I'm using splinter(v0.7.3) for web testing under linux, while on chrome, the default sample code can not running:
from splinter import Browser
from pyvirtualdisplay import Display
d = Display(visible=0, size=(800, 600))
d.start()
b = Browser('chrome')
b.visit('http://www.google.com')
b.quit()
d.stop()
While running, I got the exception like this:
selenium.common.exceptions.WebDriverException: Message: chrome not reachable
And I test the same function in selenium with some chrome option added:
from selenium import web driver
from selenium.webdriver.chrome.options import Options
from pyvirtualdisplay import Display
d = Display(visible=0, size=(800, 600))
d.start()
opt = Options()
opt.add_argument('--disable-setuid-sandbox')
b = webdriver.Chrome(chrome_options=opt)
b.get('http://www.google.com')
b.quit()
d.stop()
This works ok, the difference is the --disable-setuid-sandbox option added to chrome driver, if the option not add, there would be a zombie chrome-sandbox process under chromium-browser.
The problem here is, I don't know how to pass a chrome.options.Option instance to splinter.Browser(), I browsed the implementation under splinter/driver/webdriver/chrome.py, it seems that there is no entry to pass such a instance to splinter.Browser(). Is there some other way to pass options to chrome driver?
Create a new instance of BaseWebDriver and set .driver with an instance of the Chrome driver. This example starts Chrome maximized:
from selenium.webdriver import Chrome
from selenium.webdriver.chrome.options import Options
from splinter.driver.webdriver import BaseWebDriver, WebDriverElement
options = Options()
options.add_argument('--start-maximized')
browser = BaseWebDriver()
browser.driver = Chrome(chrome_options=options)
browser.visit('https://www.google.com')
The only way I could ever do this was by using the add_argument method with selenium.webdriver.ChromeOptions like so:
from selenium.webdriver import ChromeOptions
from splinter import Browser
chrome_options = ChromeOptions()
chrome_options.add_argument(your_argument)
b=Browser("chrome", options=chrome_options)
b.visit('http://www.google.com')
b.quit()
so in your code would be:
from splinter import Browser
from selenium.webdriver import ChromeOptions
from pyvirtualdisplay import Display #I'm not certain what this is...
d = Display(visible=0, size=(800, 600))
d.start()
chrome_options = ChromeOptions()
chrome_options.add_argument('disable-setuid-sandbox')
b = Browser('chrome')
b.visit('http://www.google.com')
b.quit()
d.stop()
Note: I was unable to test this with your argument specifically because I recently broke my GRUB so I am stuck in windows, and the disable-setuid-sandbox option is linux-only.
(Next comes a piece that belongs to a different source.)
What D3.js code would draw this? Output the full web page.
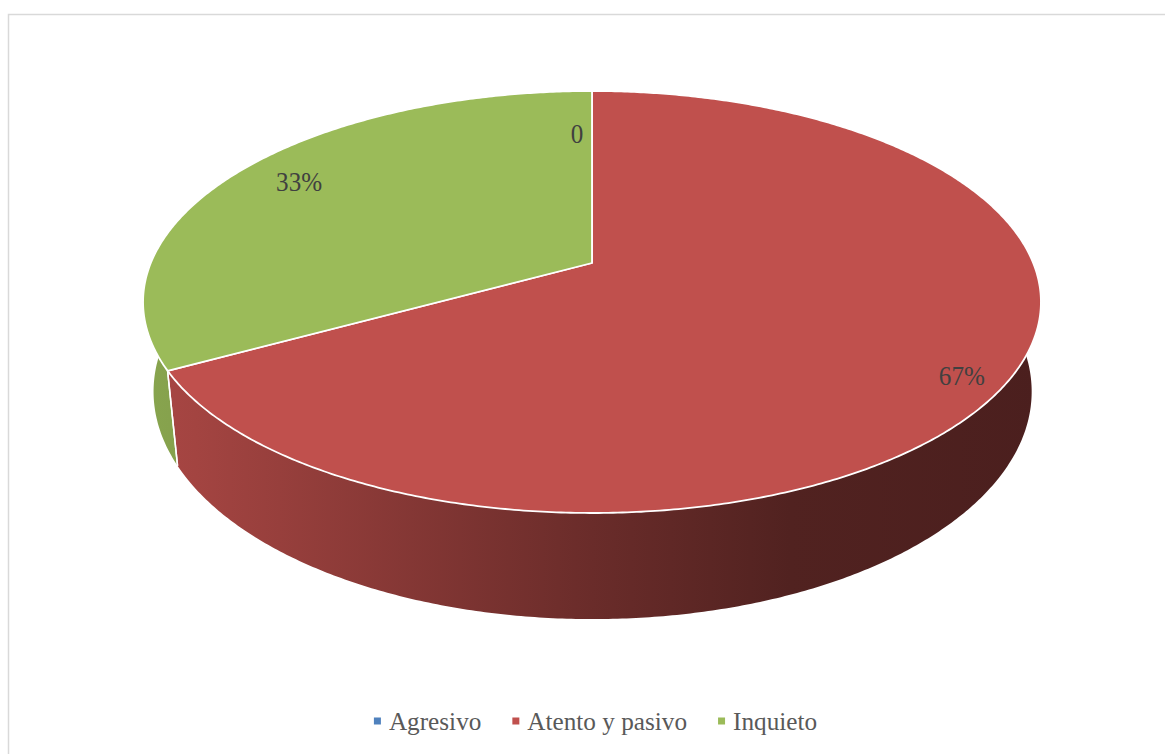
<!DOCTYPE html>
<html>
<head>
<meta charset="utf-8">
<script src="https://cdn.jsdelivr.net/npm/d3@7"></script>
<style>
  html, body { margin: 0; padding: 0; background: #fff; }
  svg { display: block; }
</style>
</head>
<body>
<svg id="chart" width="1165" height="754"></svg>
<script>
// ---- data ----
const categories = ["Agresivo", "Atento y pasivo", "Inquieto"];
const values = [0, 67, 33];
const labelTexts = ["0", "67%", "33%"];
const colors = ["#4F81BD", "#C0504D", "#9BBB59"];

// ---- geometry / style ----
const W = 1165, H = 754;
const X0 = 592, Y0 = 263;          // projected pie centre
const A = 441.2, B = 203.8;        // projected radii
const K = 0.1848;                  // perspective factor
const D = 86.5;                    // depth
const SX = 0.978, XC = 620;        // bottom face x shrink
const labelR = 0.85;
const labelNudge = [[-15, 20], [19, 17], [6, 0]];

const svg = d3.select("#chart");

// outer border
svg.append("rect")
  .attr("x", 8.5).attr("y", 14.5)
  .attr("width", W + 20).attr("height", H + 20)
  .attr("fill", "#fff").attr("stroke", "#D9D9D9").attr("stroke-width", 1.5);

function proj(theta, r) {
  const u = r * Math.sin(theta), v = -r * Math.cos(theta);
  const w = 1 - K * v;
  return [X0 + A * u / w, Y0 + B * v / w];
}
function projBottom(theta) {
  const p = proj(theta, 1);
  const v = -Math.cos(theta);
  return [XC + (p[0] - XC) * SX, p[1] + D / (1 - K * v)];
}

const pie = d3.pie().sort(null).value(d => d);
const arcs = pie(values);

// gradients for the side
const defs = svg.append("defs");
const shadeStops = [[0, 0.88], [0.06, 0.85], [0.5, 0.55], [0.72, 0.42], [1, 0.39]];
colors.forEach((c, i) => {
  const g = defs.append("linearGradient")
    .attr("id", "side" + i)
    .attr("gradientUnits", "userSpaceOnUse")
    .attr("x1", X0 - A * 1.02).attr("x2", X0 + A * 1.02)
    .attr("y1", 0).attr("y2", 0);
  const base = d3.rgb(c);
  shadeStops.forEach(([o, f]) => {
    g.append("stop").attr("offset", o)
      .attr("stop-color", d3.rgb(base.r * f, base.g * f, base.b * f).formatHex());
  });
});

const line = d3.line();
const STEP = Math.PI / 360;
const FRONT_A = Math.PI / 3, FRONT_B = 5 * Math.PI / 3;

function arcPoints(a0, a1, fn) {
  const pts = [];
  const n = Math.max(2, Math.ceil((a1 - a0) / STEP));
  for (let j = 0; j <= n; j++) pts.push(fn(a0 + (a1 - a0) * j / n));
  return pts;
}

// side walls
const sideG = svg.append("g");
arcs.forEach((d, i) => {
  const a0 = Math.max(d.startAngle, FRONT_A), a1 = Math.min(d.endAngle, FRONT_B);
  if (a1 <= a0) return;
  const top = arcPoints(a0, a1, t => proj(t, 1));
  const bot = arcPoints(a0, a1, t => projBottom(t)).reverse();
  sideG.append("path")
    .attr("d", line(top.concat(bot)) + "Z")
    .attr("fill", `url(#side${i})`)
    .attr("stroke", "none");
});
// white edges at visible slice boundaries on the side
arcs.forEach(d => {
  [d.startAngle, d.endAngle].forEach(t => {
    if (t > Math.PI / 2 && t < 3 * Math.PI / 2 && d.endAngle > d.startAngle) {
      sideG.append("path")
        .attr("d", line([proj(t, 1), projBottom(t)]))
        .attr("stroke", "#fff").attr("stroke-width", 1.5).attr("fill", "none");
    }
  });
});

// top face
const topG = svg.append("g");
arcs.forEach((d, i) => {
  if (d.endAngle <= d.startAngle) return;
  const pts = [[X0, Y0]].concat(arcPoints(d.startAngle, d.endAngle, t => proj(t, 1)));
  topG.append("path")
    .attr("d", line(pts) + "Z")
    .attr("fill", colors[i])
    .attr("stroke", "#fff").attr("stroke-width", 1.8)
    .attr("stroke-linejoin", "round");
});

// data labels
const labelG = svg.append("g")
  .style("font-family", "'Liberation Serif', 'DejaVu Serif', serif")
  .style("font-size", "27px")
  .attr("fill", "#404040");
arcs.forEach((d, i) => {
  const mid = (d.startAngle + d.endAngle) / 2;
  const p = proj(mid, labelR);
  const x = p[0] + labelNudge[i][0], y = p[1] + labelNudge[i][1];
  labelG.append("text")
    .attr("transform", `translate(${x},${y}) scale(0.93,1)`)
    .attr("text-anchor", "middle")
    .attr("dy", "0.35em")
    .text(labelTexts[i]);
});

// legend
const legendG = svg.append("g")
  .style("font-family", "'Liberation Serif', 'DejaVu Serif', serif")
  .style("font-size", "26px")
  .attr("fill", "#595959");
const legendY = 721;
const legendScale = 0.97;
const gap = 31;
const items = [];
let xCur = 0;
categories.forEach((c, i) => {
  const g = legendG.append("g");
  g.append("rect").attr("x", 0).attr("y", -3.5).attr("width", 7).attr("height", 7)
    .attr("fill", colors[i]);
  const t = g.append("text").attr("x", 0).attr("dy", "0.35em")
    .attr("transform", `translate(15,0) scale(${legendScale},1)`)
    .text(c);
  const w = t.node().getComputedTextLength() * legendScale;
  items.push({ g, x: xCur });
  xCur += 15 + w + gap;
});
const totalW = xCur - gap;
const startX = 595.5 - totalW / 2;
items.forEach(it => it.g.attr("transform", `translate(${startX + it.x},${legendY})`));
</script>
</body>
</html>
However, I have been using this method with the headless argument for a while.
I am not 100% sure that this will work but I just looked at the docs for splinter and it says.
You can also pass additional arguments that correspond to Selenium DesiredCapabilities arguments.
Looking into the sourcecode of Splinter calling Browser can take some arguments. These arguments will then be passed to create an Instance of the Chrome WebDriver. So I went to the selenium sourcecode and saw the constructor looks like this:
def __init__(self, executable_path="chromedriver", port=0,
chrome_options=None, service_args=None,
desired_capabilities=None, service_log_path=None):
There is a parameter for chrome_options so it should be possible to pass it using this parameter. So if I'm correct this should work fine:
opt = Options()
opt.add_argument('--disable-setuid-sandbox')
b = Browser(browser='chrome', chrome_options=opt)
Edit
Alternatively you could pass the options as desired capabilities aswell:
opt = Options()
opt.add_argument('--disable-setuid-sandbox')
dc = opt.to_capabilities()
b = Browser(browser='chrome', desired_capabilities=dc)
I've been working on a fork of splinter for the past couple weeks, you can check out my dev branch if you want. I have added this and other features.
Options can be passed as a list to the chrome_options parameter
from splinter import Browser
options = ['--start-maximized', '--disable-setuid-sandbox']
with Browser('chrome', chrome_options=options) as browser:
browser.visit('http://www.google.com')
Edit:
So it turns out this was possible with splinter all along just using **kwargs which passes the various available options to the selenium driver(s). For example:
from splinter import Browser
options = {'chrome_options':['--start-maximized', '--disable-setuid-sandbox']}
with Browser('chrome', **options) as browser:
browser.visit('http://www.google.com')